**Provided data:**

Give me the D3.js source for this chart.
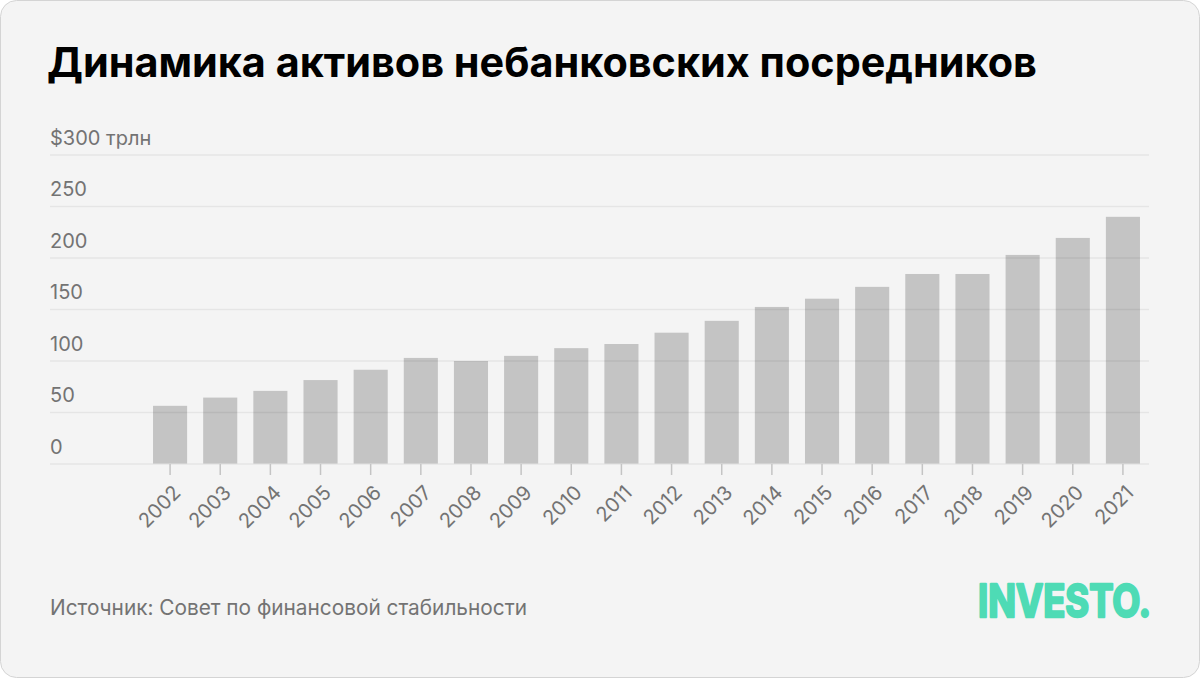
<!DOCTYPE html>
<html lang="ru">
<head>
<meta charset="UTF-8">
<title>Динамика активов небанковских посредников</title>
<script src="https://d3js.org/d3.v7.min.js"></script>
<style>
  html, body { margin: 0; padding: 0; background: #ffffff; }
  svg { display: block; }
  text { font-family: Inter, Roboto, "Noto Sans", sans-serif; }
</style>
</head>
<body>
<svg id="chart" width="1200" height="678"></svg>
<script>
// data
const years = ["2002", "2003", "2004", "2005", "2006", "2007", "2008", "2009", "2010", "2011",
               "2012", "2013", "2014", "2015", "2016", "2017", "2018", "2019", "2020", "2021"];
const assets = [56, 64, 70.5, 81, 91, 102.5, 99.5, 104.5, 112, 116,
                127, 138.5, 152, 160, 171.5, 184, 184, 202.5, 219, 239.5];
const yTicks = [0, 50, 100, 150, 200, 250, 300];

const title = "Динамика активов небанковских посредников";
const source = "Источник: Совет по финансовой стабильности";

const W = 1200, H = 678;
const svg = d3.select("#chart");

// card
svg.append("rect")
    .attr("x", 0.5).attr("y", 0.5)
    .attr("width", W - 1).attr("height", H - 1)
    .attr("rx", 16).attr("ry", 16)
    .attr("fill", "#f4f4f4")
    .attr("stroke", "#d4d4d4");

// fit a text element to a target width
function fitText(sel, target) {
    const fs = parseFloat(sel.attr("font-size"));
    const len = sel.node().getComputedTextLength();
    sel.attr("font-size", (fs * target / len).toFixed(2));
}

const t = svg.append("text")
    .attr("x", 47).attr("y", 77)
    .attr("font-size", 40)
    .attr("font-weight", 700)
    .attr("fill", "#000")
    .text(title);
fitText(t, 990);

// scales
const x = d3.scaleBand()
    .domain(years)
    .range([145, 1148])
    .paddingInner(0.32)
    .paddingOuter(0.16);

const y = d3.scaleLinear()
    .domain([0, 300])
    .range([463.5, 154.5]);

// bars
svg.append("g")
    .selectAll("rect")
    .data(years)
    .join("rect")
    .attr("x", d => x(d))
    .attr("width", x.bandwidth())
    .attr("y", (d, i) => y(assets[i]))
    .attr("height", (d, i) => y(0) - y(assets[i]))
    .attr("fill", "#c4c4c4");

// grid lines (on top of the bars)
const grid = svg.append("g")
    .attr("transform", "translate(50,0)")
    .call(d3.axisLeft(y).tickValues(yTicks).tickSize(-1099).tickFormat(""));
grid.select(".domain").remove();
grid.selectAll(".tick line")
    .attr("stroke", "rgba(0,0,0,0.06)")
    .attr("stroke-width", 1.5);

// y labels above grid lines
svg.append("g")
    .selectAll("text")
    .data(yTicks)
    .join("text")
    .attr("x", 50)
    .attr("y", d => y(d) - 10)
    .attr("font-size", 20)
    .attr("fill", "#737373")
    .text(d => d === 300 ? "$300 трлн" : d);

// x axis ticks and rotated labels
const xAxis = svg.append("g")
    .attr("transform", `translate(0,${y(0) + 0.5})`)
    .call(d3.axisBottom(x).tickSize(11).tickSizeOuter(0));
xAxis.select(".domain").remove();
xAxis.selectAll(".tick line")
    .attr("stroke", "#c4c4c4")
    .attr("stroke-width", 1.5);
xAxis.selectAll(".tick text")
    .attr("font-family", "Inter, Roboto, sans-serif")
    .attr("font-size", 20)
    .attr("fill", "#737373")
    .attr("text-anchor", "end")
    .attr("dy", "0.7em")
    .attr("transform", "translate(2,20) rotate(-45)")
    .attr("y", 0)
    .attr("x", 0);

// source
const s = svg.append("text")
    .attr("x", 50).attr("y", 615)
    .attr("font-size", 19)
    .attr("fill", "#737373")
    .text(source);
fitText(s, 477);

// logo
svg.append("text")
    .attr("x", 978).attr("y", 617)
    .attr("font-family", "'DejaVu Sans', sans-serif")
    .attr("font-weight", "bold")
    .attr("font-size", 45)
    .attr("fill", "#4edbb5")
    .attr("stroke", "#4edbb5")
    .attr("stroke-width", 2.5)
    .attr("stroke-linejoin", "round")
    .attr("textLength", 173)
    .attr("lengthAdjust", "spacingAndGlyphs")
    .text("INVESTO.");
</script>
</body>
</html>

**What you will do:**
Restate only the lines running from the start of the material above through the line containing "const yTicks = [0, 50, 100, 150, 200, 250, 300];", ends included. No pictures.

**Final answer:**
Give me the D3.js source for this chart.
<!DOCTYPE html>
<html lang="ru">
<head>
<meta charset="UTF-8">
<title>Динамика активов небанковских посредников</title>
<script src="https://d3js.org/d3.v7.min.js"></script>
<style>
  html, body { margin: 0; padding: 0; background: #ffffff; }
  svg { display: block; }
  text { font-family: Inter, Roboto, "Noto Sans", sans-serif; }
</style>
</head>
<body>
<svg id="chart" width="1200" height="678"></svg>
<script>
// data
const years = ["2002", "2003", "2004", "2005", "2006", "2007", "2008", "2009", "2010", "2011",
               "2012", "2013", "2014", "2015", "2016", "2017", "2018", "2019", "2020", "2021"];
const assets = [56, 64, 70.5, 81, 91, 102.5, 99.5, 104.5, 112, 116,
                127, 138.5, 152, 160, 171.5, 184, 184, 202.5, 219, 239.5];
const yTicks = [0, 50, 100, 150, 200, 250, 300];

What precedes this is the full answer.